You paid interest from the time the cash advance occurred until the statement closing date. Between the statement closing date and the bill due date you were still accruing interest on that cash advance balance which is now appearing on new statement.
More detail:
Cash advance should really be avoided primarily because the interest is immediate, and a payment is credited to the account rather than toward a specific charge or cash advance (though IIRC payments should credit the highest rate first by law in the US now). Some banks will not let you pay the cash advance specifically, even over the phone.
In a normal charge situation, where you've been paying in full every month and not paying any interest, you will not begin accruing interest until after you let a balance remain past the grace period which is typically the statement due date. That's why you can just pay in full at the end of the month and not receive interest charges. Cash advances will accrue interest from the date the cash is sent until it's paid in full regardless of grace periods or statement dates.
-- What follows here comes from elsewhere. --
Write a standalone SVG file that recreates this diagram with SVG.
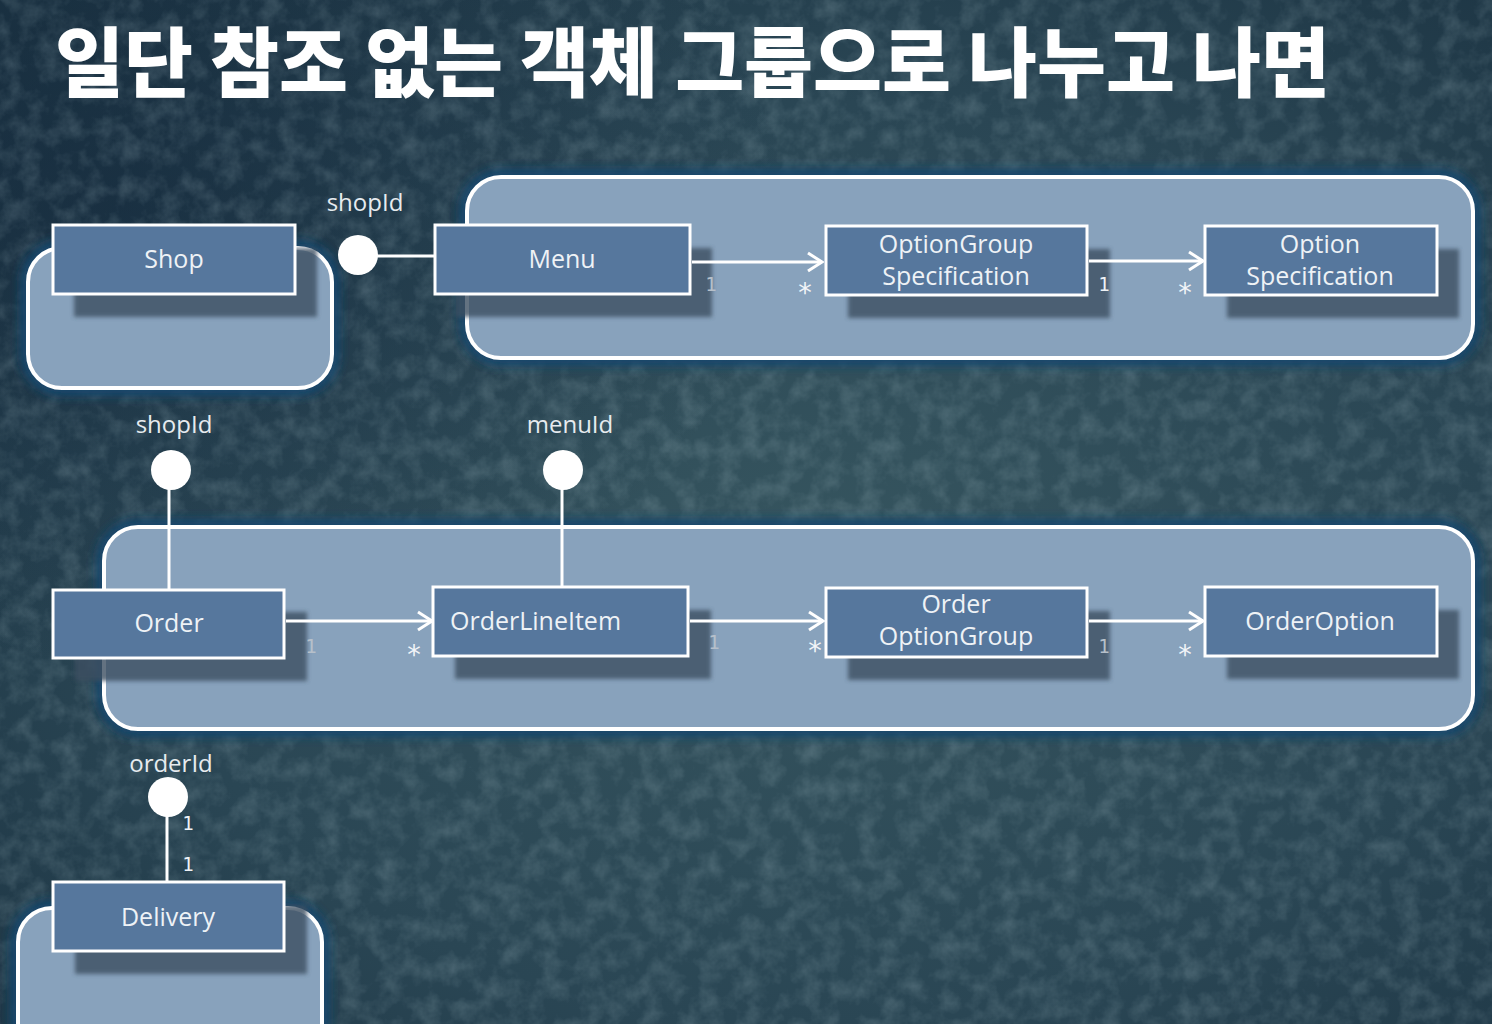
<svg xmlns="http://www.w3.org/2000/svg" width="1492" height="1024" viewBox="0 0 1492 1024">
  <defs>
    <radialGradient id="bgA" cx="0.55" cy="0.55" r="0.75">
      <stop offset="0" stop-color="#36555f"/>
      <stop offset="0.6" stop-color="#2a4654"/>
      <stop offset="1" stop-color="#1d3544"/>
    </radialGradient>
    <radialGradient id="bgB" cx="0.08" cy="0.2" r="0.45">
      <stop offset="0" stop-color="#12263a" stop-opacity="0.6"/>
      <stop offset="1" stop-color="#12263a" stop-opacity="0"/>
    </radialGradient>
    <filter id="noise" x="0" y="0" width="100%" height="100%">
      <feTurbulence type="fractalNoise" baseFrequency="0.05" numOctaves="4" seed="7" result="t"/>
      <feColorMatrix type="matrix" values="0 0 0 0 0.5  0 0 0 0 0.65  0 0 0 0 0.7  0 0 0 1.2 -0.45"/>
    </filter>
    <filter id="glow" x="-10%" y="-20%" width="120%" height="140%">
      <feGaussianBlur stdDeviation="5"/>
    </filter>
    <filter id="soft" x="-10%" y="-20%" width="120%" height="140%">
      <feGaussianBlur stdDeviation="2"/>
    </filter>
    <marker id="arrow" viewBox="0 0 18 22" markerWidth="18" markerHeight="22" refX="16" refY="11" orient="auto" markerUnits="userSpaceOnUse">
      <path d="M2,2 L16,11 L2,20" fill="none" stroke="#ffffff" stroke-width="3" stroke-linejoin="miter"/>
    </marker>
    <style>
      .title { font-family: "Noto Sans CJK KR", "Noto Sans", sans-serif; font-weight: 900; font-size: 76px; fill: #ffffff; }
      .aggHalo { fill: none; stroke: #17466c; stroke-width: 16; filter: url(#glow); }
      .agg { fill: #88a2bc; stroke: #ffffff; stroke-width: 4; }
      .shadow { fill: #3e5062; opacity: 0.8; filter: url(#soft); }
      .box { fill: #56779d; stroke: #ffffff; stroke-width: 3; }
      .lbl { font-family: "Open Sans", "Noto Sans", sans-serif; font-size: 25px; fill: #eef2f6; text-anchor: middle; }
      .key { font-family: "Open Sans", "Noto Sans", sans-serif; font-size: 24px; fill: #e6ebef; text-anchor: middle; }
      .mult { font-family: "DejaVu Sans Mono", "Liberation Mono", monospace; font-size: 19px; fill: #eef2f6; text-anchor: middle; }
      .mult1 { font-family: "DejaVu Sans Mono", "Liberation Mono", monospace; font-size: 19px; fill: #b6c0ca; text-anchor: middle; }
      .star { font-family: "DejaVu Sans", "Liberation Sans", sans-serif; font-size: 27px; fill: #f2f5f8; text-anchor: middle; }
      .line { stroke: #ffffff; stroke-width: 3; fill: none; }
      .dot { fill: #ffffff; }
    </style>
  </defs>

  <!-- background -->
  <rect x="0" y="0" width="1492" height="1024" fill="url(#bgA)"/>
  <rect x="0" y="0" width="1492" height="1024" fill="url(#bgB)"/>
  <rect x="0" y="0" width="1492" height="1024" filter="url(#noise)" opacity="0.3"/>

  <!-- title -->
  <text class="title" x="55" y="91" textLength="1275" lengthAdjust="spacingAndGlyphs">일단 참조 없는 객체 그룹으로 나누고 나면</text>

  <!-- aggregates -->
  <g id="aggregates">
    <g id="agg-shop">
      <rect class="aggHalo" x="28" y="248" width="304" height="140" rx="34"/>
      <rect class="agg" x="28" y="248" width="304" height="140" rx="34"/>
    </g>
    <g id="agg-menu">
      <rect class="aggHalo" x="467" y="177" width="1006" height="181" rx="34"/>
      <rect class="agg" x="467" y="177" width="1006" height="181" rx="34"/>
    </g>
    <g id="agg-order">
      <rect class="aggHalo" x="104" y="527" width="1369" height="202" rx="34"/>
      <rect class="agg" x="104" y="527" width="1369" height="202" rx="34"/>
    </g>
    <g id="agg-delivery">
      <rect class="aggHalo" x="18" y="908" width="304" height="150" rx="34"/>
      <rect class="agg" x="18" y="908" width="304" height="150" rx="34"/>
    </g>
  </g>

  <!-- nodes -->
  <g id="node-shop">
    <rect class="shadow" x="74" y="248" width="243" height="69"/>
    <rect class="box" x="53" y="225" width="242" height="69"/>
    <text class="lbl" x="174" y="268">Shop</text>
  </g>
  <g id="node-menu">
    <rect class="shadow" x="456" y="248" width="256" height="69"/>
    <rect class="box" x="435" y="225" width="255" height="69"/>
    <text class="lbl" x="562" y="268">Menu</text>
  </g>
  <g id="node-optiongroup-spec">
    <rect class="shadow" x="848" y="249" width="262" height="69"/>
    <rect class="box" x="826" y="226" width="261" height="69"/>
    <text class="lbl" x="956" y="253">OptionGroup</text>
    <text class="lbl" x="956" y="285">Specification</text>
  </g>
  <g id="node-option-spec">
    <rect class="shadow" x="1227" y="249" width="232" height="69"/>
    <rect class="box" x="1205" y="226" width="232" height="69"/>
    <text class="lbl" x="1320" y="253">Option</text>
    <text class="lbl" x="1320" y="285">Specification</text>
  </g>
  <g id="node-order">
    <rect class="shadow" x="75" y="612" width="232" height="69"/>
    <rect class="box" x="53" y="590" width="231" height="68"/>
    <text class="lbl" x="169" y="632">Order</text>
  </g>
  <g id="node-orderlineitem">
    <rect class="shadow" x="455" y="610" width="256" height="69"/>
    <rect class="box" x="433" y="587" width="255" height="69"/>
    <text class="lbl" x="450" y="630" style="text-anchor:start">OrderLineItem</text>
  </g>
  <g id="node-order-optiongroup">
    <rect class="shadow" x="848" y="611" width="262" height="69"/>
    <rect class="box" x="826" y="588" width="261" height="69"/>
    <text class="lbl" x="956" y="613">Order</text>
    <text class="lbl" x="956" y="645">OptionGroup</text>
  </g>
  <g id="node-orderoption">
    <rect class="shadow" x="1227" y="610" width="232" height="69"/>
    <rect class="box" x="1205" y="587" width="232" height="69"/>
    <text class="lbl" x="1320" y="630">OrderOption</text>
  </g>
  <g id="node-delivery">
    <rect class="shadow" x="75" y="905" width="232" height="69"/>
    <rect class="box" x="53" y="882" width="231" height="69"/>
    <text class="lbl" x="168" y="926">Delivery</text>
  </g>

  <!-- connectors -->
  <g id="connectors">
    <!-- id references -->
    <line class="line" x1="358" y1="256" x2="435" y2="256"/>
    <circle class="dot" cx="358" cy="255" r="20"/>
    <text class="key" x="365" y="211">shopId</text>

    <line class="line" x1="169" y1="470" x2="169" y2="589"/>
    <circle class="dot" cx="171" cy="470" r="20"/>
    <text class="key" x="174" y="433">shopId</text>

    <line class="line" x1="562" y1="470" x2="562" y2="586"/>
    <circle class="dot" cx="563" cy="470" r="20"/>
    <text class="key" x="570" y="433">menuId</text>

    <line class="line" x1="167" y1="797" x2="167" y2="881"/>
    <circle class="dot" cx="168" cy="797" r="20"/>
    <text class="key" x="171" y="772">orderId</text>
    <text class="mult" x="188" y="830">1</text>
    <text class="mult" x="188" y="871">1</text>

    <!-- associations row 1 -->
    <line class="line" x1="692" y1="262" x2="822" y2="262" marker-end="url(#arrow)"/>
    <text class="mult1" x="711" y="291">1</text>
    <text class="star" x="805" y="302">*</text>

    <line class="line" x1="1089" y1="261" x2="1203" y2="261" marker-end="url(#arrow)"/>
    <text class="mult" x="1104" y="291">1</text>
    <text class="star" x="1185" y="302">*</text>

    <!-- associations row 2 -->
    <line class="line" x1="286" y1="621" x2="432" y2="621" marker-end="url(#arrow)"/>
    <text class="mult1" x="311" y="653">1</text>
    <text class="star" x="414" y="664">*</text>

    <line class="line" x1="690" y1="621" x2="823" y2="621" marker-end="url(#arrow)"/>
    <text class="mult1" x="714" y="649">1</text>
    <text class="star" x="815" y="660">*</text>

    <line class="line" x1="1089" y1="621" x2="1203" y2="621" marker-end="url(#arrow)"/>
    <text class="mult1" x="1104" y="653">1</text>
    <text class="star" x="1185" y="664">*</text>
  </g>
</svg>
Consider this situation, I'm making these dates up but this is generally how it works. Your statement period is 12/15/2015 through 1/14/2016, the statement is due on 2/10/2016. You made the cash advance on 1/1/2016. You paid it on the 2/10/2016 payment. You weren't being charged multiple months of interest, you just paid the interest that accrued from 1/1/2016 through 2/10/2016 (the date the cash advance occurred all the way through the date it was paid in full) over two consecutive statements.